## Problem
Return the entries verbatim and drop every picture.

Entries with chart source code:
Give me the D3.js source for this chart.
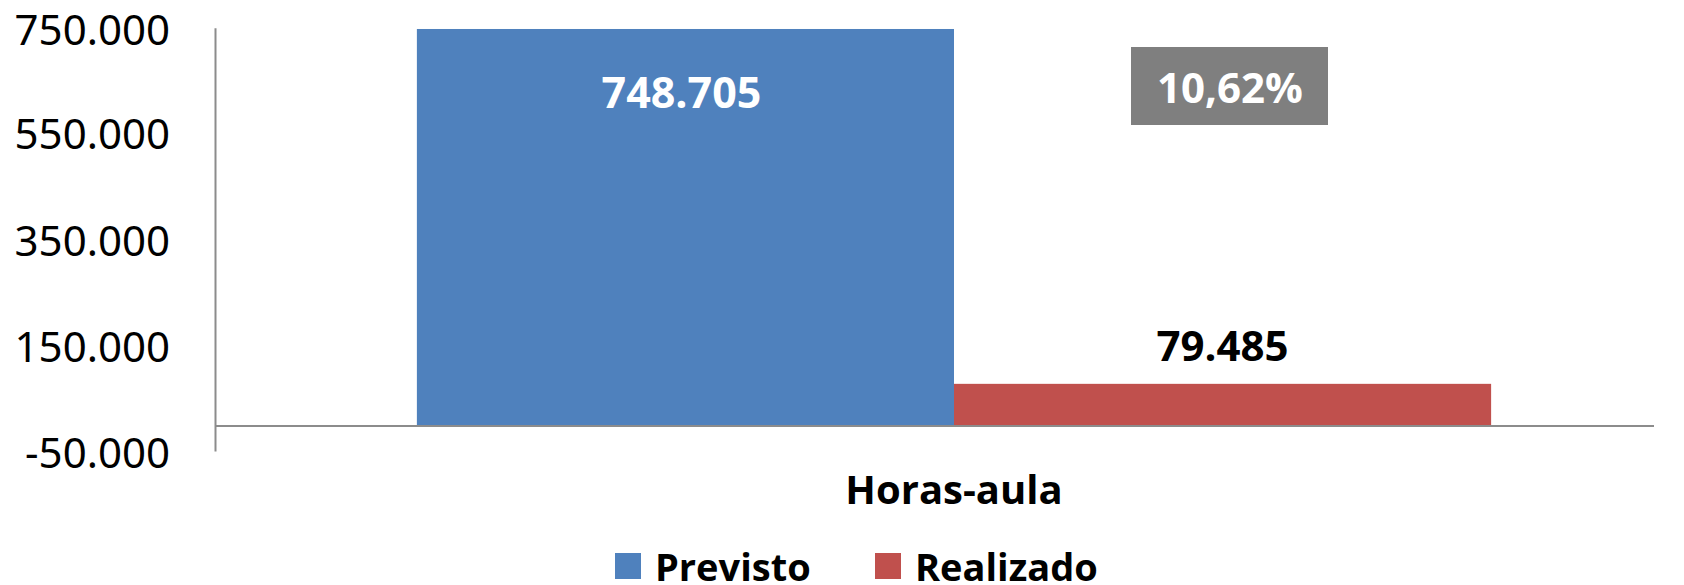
<!DOCTYPE html>
<html>
<head>
<meta charset="utf-8">
<script src="https://cdn.jsdelivr.net/npm/d3@7"></script>
<style>
    body { margin: 0; background: #fff; }
    svg { display: block; }
    .tick-label { font-family: "Noto Sans", "Open Sans", sans-serif; font-size: 42px; fill: #000; }
    .bold { font-family: "Open Sans", sans-serif; font-weight: 700; }
</style>
</head>
<body>
<div id="chart"></div>
<script>
const categories = ["Horas-aula"];
const seriesNames = ["Previsto", "Realizado"];
const seriesValues = [748705, 79485];
const seriesColors = ["#4f81bd", "#c0504d"];
const tickValues = [-50000, 150000, 350000, 550000, 750000];

const W = 1684, H = 585;

const ptBR = d3.formatLocale({decimal: ",", thousands: ".", grouping: [3], currency: ["R$", ""], minus: "-"});
const fmtInt = ptBR.format(",.0f");

const svg = d3.select("#chart").append("svg")
    .attr("width", W)
    .attr("height", H);

// scales
const y = d3.scaleLinear()
    .domain([-50000, 750000])
    .range([452.5, 28.3]);

const x0 = d3.scaleBand()
    .domain(categories)
    .range([216, 1692]);

const x1 = d3.scaleBand()
    .domain(seriesNames)
    .range([0, x0.bandwidth()])
    .paddingInner(0)
    .paddingOuter(0.374);

// y axis line
svg.append("line")
    .attr("x1", 215.5).attr("x2", 215.5)
    .attr("y1", y(750000)).attr("y2", y(-50000) - 1)
    .attr("stroke", "#8c8c8c").attr("stroke-width", 2);

// y tick labels
svg.selectAll(".tick-label")
    .data(tickValues)
    .enter().append("text")
    .attr("class", "tick-label")
    .attr("x", 170)
    .attr("y", d => y(d) + (d === 750000 ? 2 : 0))
    .attr("dy", "0.36em")
    .attr("text-anchor", "end")
    .text(d => fmtInt(d));

// bars
const rows = seriesNames.map((s, i) => ({series: s, value: seriesValues[i], color: seriesColors[i], cat: categories[0]}));

svg.selectAll(".bar")
    .data(rows)
    .enter().append("rect")
    .attr("class", "bar")
    .attr("x", d => x0(d.cat) + x1(d.series))
    .attr("width", x1.bandwidth())
    .attr("y", d => y(d.value))
    .attr("height", d => y(0) - y(d.value))
    .attr("fill", d => d.color);

// zero baseline
svg.append("line")
    .attr("x1", 216).attr("x2", 1654)
    .attr("y1", y(0)).attr("y2", y(0))
    .attr("stroke", "#8c8c8c").attr("stroke-width", 2);

// value labels
svg.append("text")
    .attr("class", "bold")
    .attr("x", x0(categories[0]) + x1("Previsto") + x1.bandwidth() / 2 - 4)
    .attr("y", 108)
    .attr("text-anchor", "middle")
    .attr("font-size", 43)
    .attr("fill", "#fff")
    .text(fmtInt(seriesValues[0]));

svg.append("text")
    .attr("class", "bold")
    .attr("x", x0(categories[0]) + x1("Realizado") + x1.bandwidth() / 2)
    .attr("y", 361)
    .attr("text-anchor", "middle")
    .attr("font-size", 42)
    .attr("fill", "#000")
    .text(fmtInt(seriesValues[1]));

// percentage box
const pct = seriesValues[1] / seriesValues[0] * 100;
svg.append("rect")
    .attr("x", 1131).attr("y", 47)
    .attr("width", 197).attr("height", 78)
    .attr("fill", "#7f7f7f");
svg.append("text")
    .attr("class", "bold")
    .attr("x", 1230)
    .attr("y", 103)
    .attr("text-anchor", "middle")
    .attr("font-size", 42)
    .attr("fill", "#fff")
    .text(ptBR.format(".2f")(pct) + "%");

// category label
svg.append("text")
    .attr("class", "bold")
    .attr("x", x0(categories[0]) + x0.bandwidth() / 2)
    .attr("y", 504)
    .attr("text-anchor", "middle")
    .attr("font-size", 40)
    .attr("fill", "#000")
    .text(categories[0]);

// legend
const legendX = [615, 875];
const legend = svg.selectAll(".legend")
    .data(rows)
    .enter().append("g")
    .attr("class", "legend")
    .attr("transform", (d, i) => `translate(${legendX[i]},553)`);

legend.append("rect")
    .attr("width", 26).attr("height", 26)
    .attr("fill", d => d.color);

legend.append("text")
    .attr("class", "bold")
    .attr("x", 40)
    .attr("y", 28)
    .attr("font-size", 38)
    .attr("fill", "#000")
    .text(d => d.series);
</script>
</body>
</html>
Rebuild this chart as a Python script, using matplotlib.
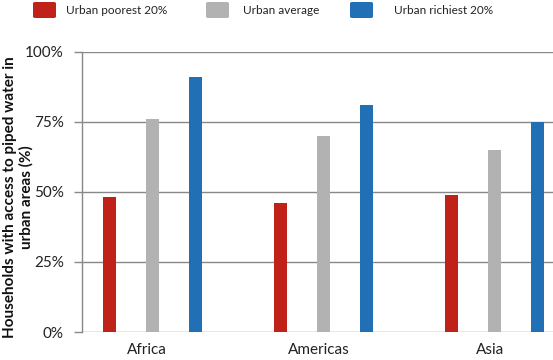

## The answer
Give me the D3.js source for this chart.
<!DOCTYPE html>
<html>
<head>
<meta charset="utf-8">
<script src="https://cdn.jsdelivr.net/npm/d3@7"></script>
<style>
    body { margin: 0; background: #fff; }
    svg { display: block; }
    .tick-label { font-family: "Noto Sans", "Open Sans", sans-serif; font-size: 42px; fill: #000; }
    .bold { font-family: "Open Sans", sans-serif; font-weight: 700; }
</style>
</head>
<body>
<div id="chart"></div>
<script>
const categories = ["Horas-aula"];
const seriesNames = ["Previsto", "Realizado"];
const seriesValues = [748705, 79485];
const seriesColors = ["#4f81bd", "#c0504d"];
const tickValues = [-50000, 150000, 350000, 550000, 750000];

const W = 1684, H = 585;

const ptBR = d3.formatLocale({decimal: ",", thousands: ".", grouping: [3], currency: ["R$", ""], minus: "-"});
const fmtInt = ptBR.format(",.0f");

const svg = d3.select("#chart").append("svg")
    .attr("width", W)
    .attr("height", H);

// scales
const y = d3.scaleLinear()
    .domain([-50000, 750000])
    .range([452.5, 28.3]);

const x0 = d3.scaleBand()
    .domain(categories)
    .range([216, 1692]);

const x1 = d3.scaleBand()
    .domain(seriesNames)
    .range([0, x0.bandwidth()])
    .paddingInner(0)
    .paddingOuter(0.374);

// y axis line
svg.append("line")
    .attr("x1", 215.5).attr("x2", 215.5)
    .attr("y1", y(750000)).attr("y2", y(-50000) - 1)
    .attr("stroke", "#8c8c8c").attr("stroke-width", 2);

// y tick labels
svg.selectAll(".tick-label")
    .data(tickValues)
    .enter().append("text")
    .attr("class", "tick-label")
    .attr("x", 170)
    .attr("y", d => y(d) + (d === 750000 ? 2 : 0))
    .attr("dy", "0.36em")
    .attr("text-anchor", "end")
    .text(d => fmtInt(d));

// bars
const rows = seriesNames.map((s, i) => ({series: s, value: seriesValues[i], color: seriesColors[i], cat: categories[0]}));

svg.selectAll(".bar")
    .data(rows)
    .enter().append("rect")
    .attr("class", "bar")
    .attr("x", d => x0(d.cat) + x1(d.series))
    .attr("width", x1.bandwidth())
    .attr("y", d => y(d.value))
    .attr("height", d => y(0) - y(d.value))
    .attr("fill", d => d.color);

// zero baseline
svg.append("line")
    .attr("x1", 216).attr("x2", 1654)
    .attr("y1", y(0)).attr("y2", y(0))
    .attr("stroke", "#8c8c8c").attr("stroke-width", 2);

// value labels
svg.append("text")
    .attr("class", "bold")
    .attr("x", x0(categories[0]) + x1("Previsto") + x1.bandwidth() / 2 - 4)
    .attr("y", 108)
    .attr("text-anchor", "middle")
    .attr("font-size", 43)
    .attr("fill", "#fff")
    .text(fmtInt(seriesValues[0]));

svg.append("text")
    .attr("class", "bold")
    .attr("x", x0(categories[0]) + x1("Realizado") + x1.bandwidth() / 2)
    .attr("y", 361)
    .attr("text-anchor", "middle")
    .attr("font-size", 42)
    .attr("fill", "#000")
    .text(fmtInt(seriesValues[1]));

// percentage box
const pct = seriesValues[1] / seriesValues[0] * 100;
svg.append("rect")
    .attr("x", 1131).attr("y", 47)
    .attr("width", 197).attr("height", 78)
    .attr("fill", "#7f7f7f");
svg.append("text")
    .attr("class", "bold")
    .attr("x", 1230)
    .attr("y", 103)
    .attr("text-anchor", "middle")
    .attr("font-size", 42)
    .attr("fill", "#fff")
    .text(ptBR.format(".2f")(pct) + "%");

// category label
svg.append("text")
    .attr("class", "bold")
    .attr("x", x0(categories[0]) + x0.bandwidth() / 2)
    .attr("y", 504)
    .attr("text-anchor", "middle")
    .attr("font-size", 40)
    .attr("fill", "#000")
    .text(categories[0]);

// legend
const legendX = [615, 875];
const legend = svg.selectAll(".legend")
    .data(rows)
    .enter().append("g")
    .attr("class", "legend")
    .attr("transform", (d, i) => `translate(${legendX[i]},553)`);

legend.append("rect")
    .attr("width", 26).attr("height", 26)
    .attr("fill", d => d.color);

legend.append("text")
    .attr("class", "bold")
    .attr("x", 40)
    .attr("y", 28)
    .attr("font-size", 38)
    .attr("fill", "#000")
    .text(d => d.series);
</script>
</body>
</html>
Rebuild this chart as a Python script, using matplotlib.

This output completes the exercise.